• Aim:
Give the number of lines below that contain "seaborn", with no other output.

• Recorded information:
※

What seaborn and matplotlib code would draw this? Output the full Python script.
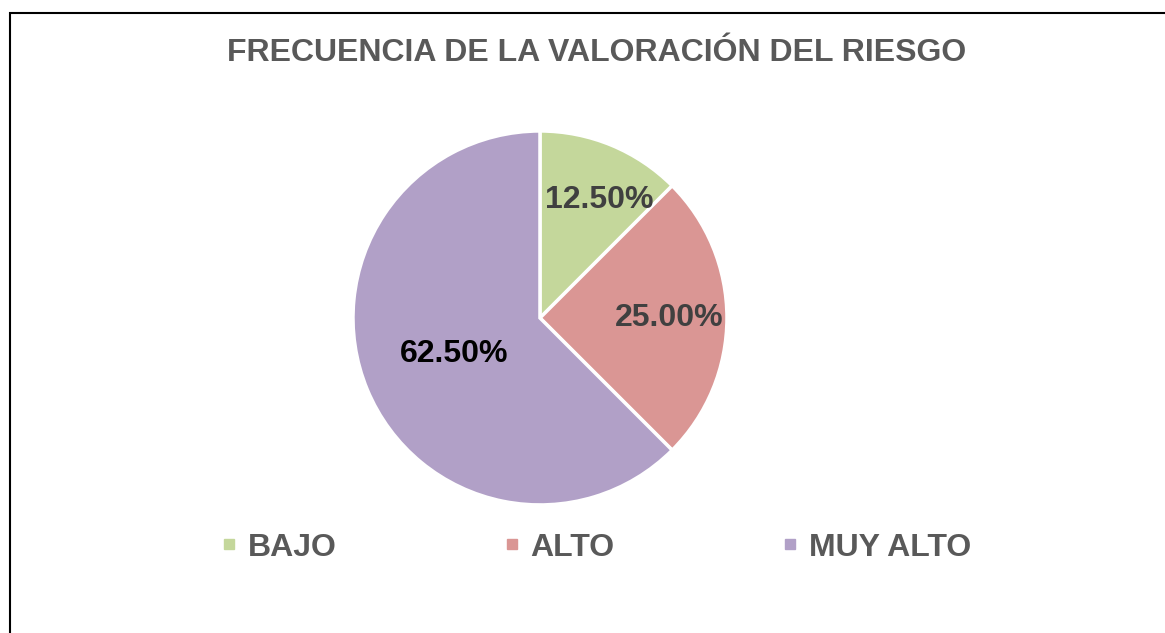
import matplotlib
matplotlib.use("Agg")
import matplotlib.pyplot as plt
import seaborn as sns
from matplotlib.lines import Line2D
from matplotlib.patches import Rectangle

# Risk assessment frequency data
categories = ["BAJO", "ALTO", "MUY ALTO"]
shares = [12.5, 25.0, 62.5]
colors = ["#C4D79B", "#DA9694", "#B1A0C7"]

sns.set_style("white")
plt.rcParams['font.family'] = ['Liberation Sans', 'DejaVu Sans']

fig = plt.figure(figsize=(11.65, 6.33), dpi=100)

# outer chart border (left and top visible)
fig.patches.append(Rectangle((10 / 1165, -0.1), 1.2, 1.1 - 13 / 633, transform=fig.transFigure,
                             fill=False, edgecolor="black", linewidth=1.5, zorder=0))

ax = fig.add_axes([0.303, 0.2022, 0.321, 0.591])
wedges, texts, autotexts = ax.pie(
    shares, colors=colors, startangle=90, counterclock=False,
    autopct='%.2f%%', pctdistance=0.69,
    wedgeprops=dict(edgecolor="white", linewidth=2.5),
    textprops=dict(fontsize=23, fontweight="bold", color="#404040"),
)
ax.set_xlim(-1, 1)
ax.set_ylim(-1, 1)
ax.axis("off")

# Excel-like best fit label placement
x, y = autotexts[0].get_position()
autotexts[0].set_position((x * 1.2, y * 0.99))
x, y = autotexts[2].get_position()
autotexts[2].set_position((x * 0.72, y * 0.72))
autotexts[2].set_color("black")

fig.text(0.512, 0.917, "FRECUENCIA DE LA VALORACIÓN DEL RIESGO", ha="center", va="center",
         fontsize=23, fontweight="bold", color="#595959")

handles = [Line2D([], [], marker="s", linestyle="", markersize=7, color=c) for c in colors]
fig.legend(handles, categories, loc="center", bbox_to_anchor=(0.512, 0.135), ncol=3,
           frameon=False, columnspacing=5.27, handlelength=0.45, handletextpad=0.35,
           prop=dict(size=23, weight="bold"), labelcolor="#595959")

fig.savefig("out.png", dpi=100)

※

• Problem solution:
2